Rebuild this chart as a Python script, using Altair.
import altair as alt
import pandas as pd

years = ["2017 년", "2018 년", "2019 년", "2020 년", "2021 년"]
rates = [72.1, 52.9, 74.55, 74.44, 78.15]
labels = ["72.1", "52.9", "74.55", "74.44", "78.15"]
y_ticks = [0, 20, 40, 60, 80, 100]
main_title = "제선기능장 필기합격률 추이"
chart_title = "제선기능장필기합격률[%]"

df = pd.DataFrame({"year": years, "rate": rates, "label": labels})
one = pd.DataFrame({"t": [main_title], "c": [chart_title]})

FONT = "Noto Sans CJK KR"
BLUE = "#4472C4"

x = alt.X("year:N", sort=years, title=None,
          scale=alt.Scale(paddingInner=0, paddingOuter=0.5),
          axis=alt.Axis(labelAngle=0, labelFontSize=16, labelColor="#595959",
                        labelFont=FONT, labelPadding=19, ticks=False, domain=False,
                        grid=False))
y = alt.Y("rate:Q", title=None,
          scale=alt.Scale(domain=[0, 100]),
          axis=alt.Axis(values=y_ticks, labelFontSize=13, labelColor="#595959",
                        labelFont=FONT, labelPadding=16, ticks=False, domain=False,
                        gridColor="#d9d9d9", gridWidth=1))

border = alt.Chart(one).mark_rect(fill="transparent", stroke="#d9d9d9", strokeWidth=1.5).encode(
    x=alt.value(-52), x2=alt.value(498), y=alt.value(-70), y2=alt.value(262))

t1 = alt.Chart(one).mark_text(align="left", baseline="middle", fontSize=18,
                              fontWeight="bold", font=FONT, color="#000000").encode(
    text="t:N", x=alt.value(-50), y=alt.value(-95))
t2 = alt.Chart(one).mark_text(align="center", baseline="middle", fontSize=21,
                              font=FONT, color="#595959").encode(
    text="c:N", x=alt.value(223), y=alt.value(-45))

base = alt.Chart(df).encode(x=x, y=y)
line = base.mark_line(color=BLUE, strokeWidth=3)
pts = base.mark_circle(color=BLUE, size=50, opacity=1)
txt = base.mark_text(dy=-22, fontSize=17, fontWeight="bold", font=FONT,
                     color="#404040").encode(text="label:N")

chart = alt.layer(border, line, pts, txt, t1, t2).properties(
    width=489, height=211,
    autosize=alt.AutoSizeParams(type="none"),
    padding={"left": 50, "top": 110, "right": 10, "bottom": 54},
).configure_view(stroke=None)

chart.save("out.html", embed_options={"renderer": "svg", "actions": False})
_ _ _ _
Return the listing above word for word.

Rebuild this chart as a Python script, using Altair.
import altair as alt
import pandas as pd

years = ["2017 년", "2018 년", "2019 년", "2020 년", "2021 년"]
rates = [72.1, 52.9, 74.55, 74.44, 78.15]
labels = ["72.1", "52.9", "74.55", "74.44", "78.15"]
y_ticks = [0, 20, 40, 60, 80, 100]
main_title = "제선기능장 필기합격률 추이"
chart_title = "제선기능장필기합격률[%]"

df = pd.DataFrame({"year": years, "rate": rates, "label": labels})
one = pd.DataFrame({"t": [main_title], "c": [chart_title]})

FONT = "Noto Sans CJK KR"
BLUE = "#4472C4"

x = alt.X("year:N", sort=years, title=None,
          scale=alt.Scale(paddingInner=0, paddingOuter=0.5),
          axis=alt.Axis(labelAngle=0, labelFontSize=16, labelColor="#595959",
                        labelFont=FONT, labelPadding=19, ticks=False, domain=False,
                        grid=False))
y = alt.Y("rate:Q", title=None,
          scale=alt.Scale(domain=[0, 100]),
          axis=alt.Axis(values=y_ticks, labelFontSize=13, labelColor="#595959",
                        labelFont=FONT, labelPadding=16, ticks=False, domain=False,
                        gridColor="#d9d9d9", gridWidth=1))

border = alt.Chart(one).mark_rect(fill="transparent", stroke="#d9d9d9", strokeWidth=1.5).encode(
    x=alt.value(-52), x2=alt.value(498), y=alt.value(-70), y2=alt.value(262))

t1 = alt.Chart(one).mark_text(align="left", baseline="middle", fontSize=18,
                              fontWeight="bold", font=FONT, color="#000000").encode(
    text="t:N", x=alt.value(-50), y=alt.value(-95))
t2 = alt.Chart(one).mark_text(align="center", baseline="middle", fontSize=21,
                              font=FONT, color="#595959").encode(
    text="c:N", x=alt.value(223), y=alt.value(-45))

base = alt.Chart(df).encode(x=x, y=y)
line = base.mark_line(color=BLUE, strokeWidth=3)
pts = base.mark_circle(color=BLUE, size=50, opacity=1)
txt = base.mark_text(dy=-22, fontSize=17, fontWeight="bold", font=FONT,
                     color="#404040").encode(text="label:N")

chart = alt.layer(border, line, pts, txt, t1, t2).properties(
    width=489, height=211,
    autosize=alt.AutoSizeParams(type="none"),
    padding={"left": 50, "top": 110, "right": 10, "bottom": 54},
).configure_view(stroke=None)

chart.save("out.html", embed_options={"renderer": "svg", "actions": False})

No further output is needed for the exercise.